On our private feed connection, ART-drone said, Thank you.

I wasn’t the only one imagining that other SecUnit walking silently up to our shuttle with our humans sleeping inside.

Trinh sent navigation coordinates, which we didn’t need because AdaCol2 had already given me a map. It would put us at the opposite end of the complex from the B-E group, which was a nice gesture but the distance was only about a twenty-minute walk for a strolling human. It was a suite of rooms with two exits and two different approaches which would let me post the drones as sentries.

Bot pilot brought our shuttle around to the other open hangar on the map. It was the one on the east side, not too far from our original position, similar to the one the B-E shuttle was in but about half the size with only two landing platforms. I met the humans and ART-drone at the hatch.

Then AdaCol2 directed me through a sequence of passages and another hatchway into a corridor. All three humans took video as we walked, with ART-drone drifting along as rearguard. The lights and life support were on through this whole section, lighting up the large corridors. The humans had folded their hoods and helmets back, so I did it, too. (The most important part of pretending to be a human is not standing out from other humans.) They all looked sweaty and tired.

There was some decoration here, mainly painting on the corridor walls. There were little signs of habitation, like a box mounted beside a doorway and filled with extra air filters for the old-style enviro suits the colonists used. Weirdly, it felt far less safe than the dark creepy corridors because it was obviously a place that a human could wander into at any moment. I wasn’t sure how much AdaCol2 had told its human operators about me and I was hesitant to ask, in case it took that as a sign that I wanted it to tell them about me. Which I really didn’t. Not that I thought we could keep me a secret, but the less interaction I had with the colonists, the better.

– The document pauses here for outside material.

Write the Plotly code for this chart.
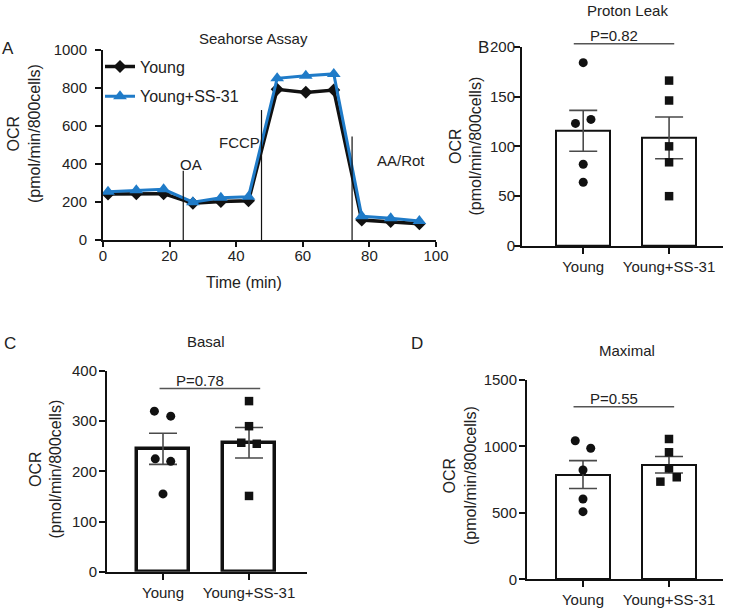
import plotly.graph_objects as go

W, H = 731, 610
FONT = "Arial, Liberation Sans, sans-serif"

# ---------------- Panel A: Seahorse assay time course ----------------
time_min = [1.5, 10, 18.2, 27, 35.4, 43.7, 52.3, 60.9, 69.3, 77.7, 86.4, 95]
ocr_young = [242, 244, 244, 193, 202, 206, 793, 777, 789, 105, 97, 85]
ocr_ss31 = [254, 262, 267, 199, 222, 228, 851, 864, 874, 125, 115, 100]
injection_names = ["OA", "FCCP", "AA/Rot"]
injection_times = [24.1, 47.6, 74.8]
injection_heights = [365, 684, 545]

# ---------------- Panels B-D: bar + dot plots ----------------
groups = ["Young", "Young+SS-31"]

proton_young = [184, 123, 127, 82, 64]
proton_ss31 = [166, 146, 100, 84, 50]
proton_mean = [115.6, 108.5]
proton_sem = [20.5, 21.0]
proton_p = "P=0.82"

basal_young = [320, 310, 225, 220, 155]
basal_ss31 = [340, 290, 257, 255, 151]
basal_mean = [245, 257]
basal_sem = [31, 30.5]
basal_p = "P=0.78"

maximal_young = [1043, 986, 823, 604, 509]
maximal_ss31 = [1056, 956, 835, 735, 768]
maximal_mean = [788, 862]
maximal_sem = [105, 62]
maximal_p = "P=0.55"

# horizontal jitter of the dots (layout only)
jit_b = ([0, -0.09, 0.09, 0, 0], [0, 0, 0, 0, 0])
jit_c = ([-0.1, 0.09, -0.09, 0.09, 0], [0, 0, -0.09, 0.09, 0])
jit_d = ([-0.09, 0.09, 0, 0, 0], [0, 0, 0, -0.1, 0.09])


def xd(p0, p1):
    return [p0 / W, p1 / W]


def yd(top, bottom):
    return [1 - bottom / H, 1 - top / H]


BLUE = "#1f7bc8"
fig = go.Figure()

# Panel A traces
fig.add_trace(go.Scatter(
    x=time_min, y=ocr_young, mode="lines+markers", name="Young",
    line=dict(color="#111111", width=3.5),
    marker=dict(symbol="diamond", size=10, color="#111111"),
    xaxis="x", yaxis="y", legendgroup="g1", cliponaxis=False))
fig.add_trace(go.Scatter(
    x=time_min, y=ocr_ss31, mode="lines+markers", name="Young+SS-31",
    line=dict(color=BLUE, width=3),
    marker=dict(symbol="triangle-up", size=12, color=BLUE),
    xaxis="x", yaxis="y", legendgroup="g2", cliponaxis=False))
for t, h in zip(injection_times, injection_heights):
    fig.add_trace(go.Scatter(
        x=[t, t], y=[0, h], mode="lines", line=dict(color="#111111", width=1.2),
        showlegend=False, xaxis="x", yaxis="y", hoverinfo="skip"))

# Bar panels
panels = [
    ("2", proton_young, proton_ss31, proton_mean, proton_sem, jit_b, 2.0, 0.63),
    ("3", basal_young, basal_ss31, basal_mean, basal_sem, jit_c, 3.5, 0.61),
    ("4", maximal_young, maximal_ss31, maximal_mean, maximal_sem, jit_d, 2.0, 0.63),
]
for ax, yv, sv, mean, sem, jit, lw, bw in panels:
    fig.add_trace(go.Bar(
        x=[0, 1], y=mean, width=bw,
        marker=dict(color="white", line=dict(color="#111111", width=lw)),
        error_y=dict(type="data", array=sem, color="#4a4a4a", thickness=1.6, width=14),
        showlegend=False, xaxis="x" + ax, yaxis="y" + ax))
    fig.add_trace(go.Scatter(
        x=[0 + j for j in jit[0]], y=yv, mode="markers",
        marker=dict(symbol="circle", size=9, color="#111111"),
        showlegend=False, xaxis="x" + ax, yaxis="y" + ax, cliponaxis=False))
    fig.add_trace(go.Scatter(
        x=[1 + j for j in jit[1]], y=sv, mode="markers",
        marker=dict(symbol="square", size=8.5, color="#111111"),
        showlegend=False, xaxis="x" + ax, yaxis="y" + ax, cliponaxis=False))

axis_common = dict(showline=True, linecolor="#111111", ticks="outside",
                   tickcolor="#111111", showgrid=False, zeroline=False,
                   automargin=False,
                   tickfont=dict(family=FONT, size=15, color="#222222"),
                   fixedrange=True)

ranges_b = [-0.713, 1.628]
ranges_c = [-0.651, 1.674]
ranges_d = [-0.651, 1.628]

layout = dict(
    width=W, height=H, margin=dict(l=0, r=0, t=0, b=0, pad=0, autoexpand=False),
    paper_bgcolor="white", plot_bgcolor="white",
    font=dict(family=FONT, color="#222222"),
    bargap=0,
    xaxis=dict(domain=xd(103, 436), range=[0, 100], dtick=20, linewidth=2,
               ticklen=5, tickwidth=1.5, anchor="y", ticklabelstandoff=-4, **axis_common),
    yaxis=dict(domain=yd(50, 240), range=[0, 1000], dtick=200, linewidth=2,
               ticklen=6, tickwidth=1.5, anchor="x", ticklabelstandoff=5, **axis_common),
    xaxis2=dict(domain=xd(522, 723), range=ranges_b, tickvals=[0, 1], ticktext=groups,
                linewidth=2, ticklen=6, tickwidth=2, anchor="y2", **axis_common),
    yaxis2=dict(domain=yd(46.7, 246), range=[0, 200], dtick=50, linewidth=2,
                ticklen=6, tickwidth=2, anchor="x2", ticklabelstandoff=-4, **axis_common),
    xaxis3=dict(domain=xd(107, 307), range=ranges_c, tickvals=[0, 1], ticktext=groups,
                linewidth=2, ticklen=6, tickwidth=2, anchor="y3", **axis_common),
    yaxis3=dict(domain=yd(371, 571.7), range=[0, 400], dtick=100, linewidth=2,
                ticklen=6, tickwidth=2, anchor="x3", ticklabelstandoff=-1, **axis_common),
    xaxis4=dict(domain=xd(527, 723), range=ranges_d, tickvals=[0, 1], ticktext=groups,
                linewidth=2, ticklen=6, tickwidth=2, anchor="y4", **axis_common),
    yaxis4=dict(domain=yd(380, 579.3), range=[0, 1500], dtick=500, linewidth=2,
                ticklen=6, tickwidth=2, anchor="x4", ticklabelstandoff=-1, **axis_common),
    legend=dict(x=100 / W, y=1 - 49.5 / H, xanchor="left", yanchor="top",
                bgcolor="rgba(0,0,0,0)", traceorder="grouped", tracegroupgap=6,
                font=dict(family=FONT, size=16, color="#222222")),
    showlegend=True,
)
fig.update_layout(**layout)

ann = []


def paper_text(text, px, py, size=16, xanchor="center", angle=0):
    ann.append(dict(text=text, x=px / W, y=1 - py / H, xref="paper", yref="paper",
                    showarrow=False, xanchor=xanchor, yanchor="middle", textangle=angle,
                    font=dict(family=FONT, size=size, color="#222222")))


# panel letters and titles
paper_text("A", 8, 48, 17)
paper_text("B", 483, 47, 17)
paper_text("C", 10, 343, 17)
paper_text("D", 417, 343, 17)
paper_text("Seahorse Assay", 253, 39, 15)
paper_text("Proton Leak", 627, 11, 15)
paper_text("Basal", 206, 341, 15)
paper_text("Maximal", 627, 351, 15)
paper_text("Time (min)", 244, 282, 16)
# y axis titles
ytitle = "OCR<br>(pmol/min/800cells)"
paper_text(ytitle, 24, 134, 16, angle=-90)
paper_text(ytitle, 465.5, 146, 16, angle=-90)
paper_text(ytitle, 45.5, 469, 16, angle=-90)
paper_text(ytitle, 460, 476, 16, angle=-90)

# injection labels in panel A (data coords)
inj_label_pos = [(26.4, 395, "center"), (47.6, 511, "right"), (89.5, 416, "center")]
for name, (lx, ly, anc) in zip(injection_names, inj_label_pos):
    ann.append(dict(text=name, x=lx, y=ly, xref="x", yref="y", showarrow=False,
                    xanchor=anc, yanchor="middle",
                    font=dict(family=FONT, size=15, color="#222222")))

# P-value brackets (line from group 0 to group 1 above bars)
shapes = []
pinfo = [
    ("2", ranges_b, 200, proton_p, -0.11, 1.06, 203),
    ("3", ranges_c, 400, basal_p, -0.04, 1.13, 365),
    ("4", ranges_d, 1500, maximal_p, -0.11, 1.06, 1299),
]
for ax, rng, ymax, ptxt, x0, x1, yv in pinfo:
    fx0 = (x0 - rng[0]) / (rng[1] - rng[0])
    fx1 = (x1 - rng[0]) / (rng[1] - rng[0])
    fy = yv / ymax
    shapes.append(dict(type="line", xref="x%s domain" % ax, yref="y%s domain" % ax,
                       x0=fx0, x1=fx1, y0=fy, y1=fy,
                       line=dict(color="#555555", width=1.5)))
    ann.append(dict(text=ptxt, x=fx0 + 0.44 * (fx1 - fx0) - 0.02, y=fy,
                    xref="x%s domain" % ax, yref="y%s domain" % ax,
                    showarrow=False, xanchor="center", yanchor="bottom", yshift=-2,
                    font=dict(family=FONT, size=15, color="#222222")))

fig.update_layout(annotations=ann, shapes=shapes)

page_fix = ("}); document.documentElement.style.margin='0';"
            "document.body.style.margin='0';"
            "document.documentElement.style.overflow='hidden';"
            "Promise.resolve().then(function(){")

fig.write_html(
    "out.html",
    config={"displayModeBar": False, "responsive": False},
    post_script=page_fix,
)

(“I don’t know what’s wrong with me,” I had told Mensah.

“I think you might know,” she had said. “You just don’t want to talk about it.”)

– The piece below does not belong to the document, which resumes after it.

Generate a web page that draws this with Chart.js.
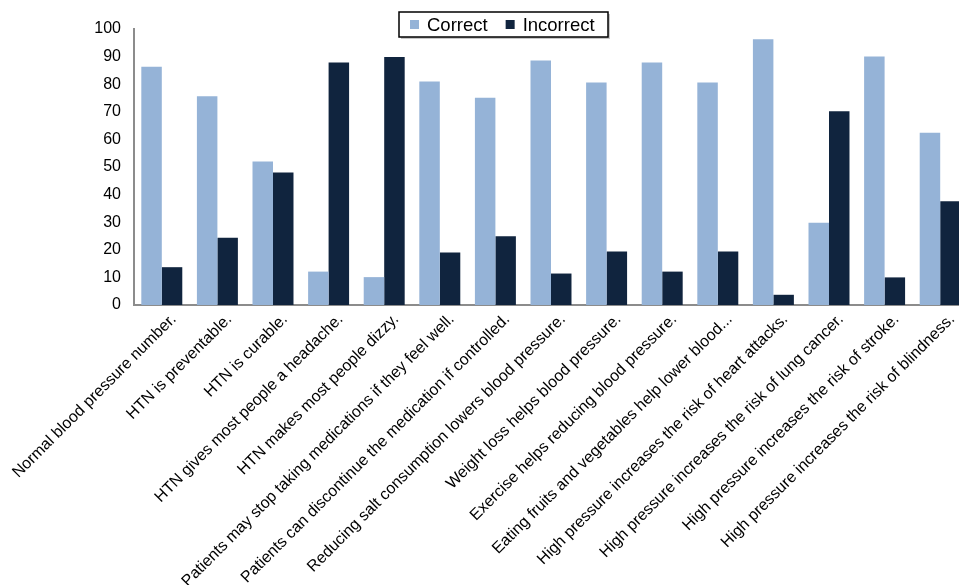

As we walked, Iris said on the team feed, Trinh and the other leaders have refused requests to let the B-E reps speak to the whole colony, so far. That’s a small mercy.

I had told our humans that once they were inside the installation, not to say anything aloud they didn’t want B-E to know about. If there was a SecUnit here, there could be drones, and with the scanning issues I couldn’t count on detecting them and/or deploying countermeasures.

Ratthi glanced at Iris. You think B-E will make some sort of … employment pitch to this group? Ask them if they want to sign themselves over into slavery?

Tarik answered, They dress it up nicer than that, but yes, they could try. They have an isolated group here that might be vulnerable to manipulation.

Iris said, From talking to Trinh, this group seems independent and not easily convinced about anything. I think the chance they would fall for something like that is low. She rubbed her brow, wincing a little. I don’t even know if it’s in their best interests to try to get them to leave with the others. If we can lock down the colony’s charter to the colonists, then they’ll have the option to stay here. They could change their minds later, or not, but at least that way it would be up to them.

Especially if the University makes the deal to put a research group in the drop box station, Ratthi said thoughtfully. They could come and go as they pleased, as long as everyone avoids the contamination.

That was one option ART’s crew had been discussing: using the drop box station not only as access for the colonists to board orbiting ships and receive cargo, but to get the University to use it as a place for a lab to study the alien contamination site. The colonists would have to agree to it, which, good luck with that, but it would be a source of income for their colony. If the planet didn’t fail its alien contamination assessment, if the University won the legal case on the colonists’ behalf, if B-E didn’t just kidnap them all anyway. It was all up in the air still.